A maior expressão da misericórdia divina foi a sua revelação na pessoa de Jesus Cristo. Foi assim que se referiu Zacarias quando recebeu a visita de Maria, grávida, em sua casa: “Louvado seja o Senhor, o Deus de Israel, porque visitou e redimiu o seu povo [...] para mostrar sua misericórdia aos nossos antepassados e lembrar sua santa aliança” (Lucas 1.68 e 72). Essa ideia de que a misericórdia nos visitou para trazer salvação é a maior mensagem que alguém pode ouvir. Jesus é a encarnação da misericórdia divina. Ou, em outras palavras, “Jesus Cristo é o rosto da misericórdia do Pai”, conforme o Papa Francisco afirmou.
O mundo carece de misericórdia.
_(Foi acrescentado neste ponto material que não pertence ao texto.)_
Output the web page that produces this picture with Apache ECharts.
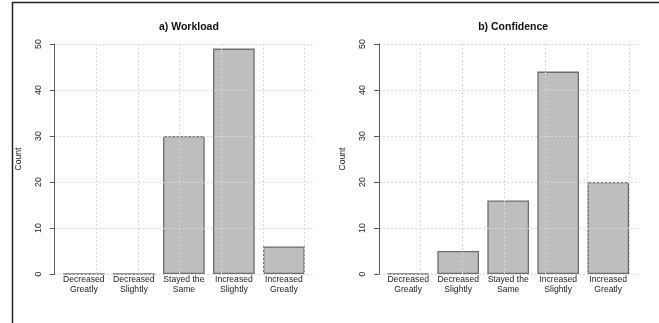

A contemporaneidade conquistou uma situação de conforto e bem-estar através da ciência e da tecnologia que poderia lhe garantir segurança e felicidade. Porém, a humanidade nunca esteve tão perdida, insegura e desorientada. Só a misericórdia pode curar corações feridos, restaurar relacionamentos destruídos, resgatar sonhos esquecidos, renovar a esperança perdida e refrigerar almas cansadas. Ela pode nos curar e libertar de toda angústia e temor.
De fato, experimentar a misericórdia divina nos traz cura e libertação, mas também nos habilita a oferecer essa mesma misericórdia a pessoas que necessitam dela. Jesus ordenou: “Sejam misericordiosos, assim como o Pai de vocês é misericordioso” (Lucas 6.36). Uma grande tragédia é a possibilidade de existirem cristãos que não sejam capazes de serem misericordiosos. Se alguém que diz ser um seguidor de Cristo, mas não é capaz de exercer misericórdia, esse tal engana-se a si mesmo e é um escândalo para a vida em comunhão.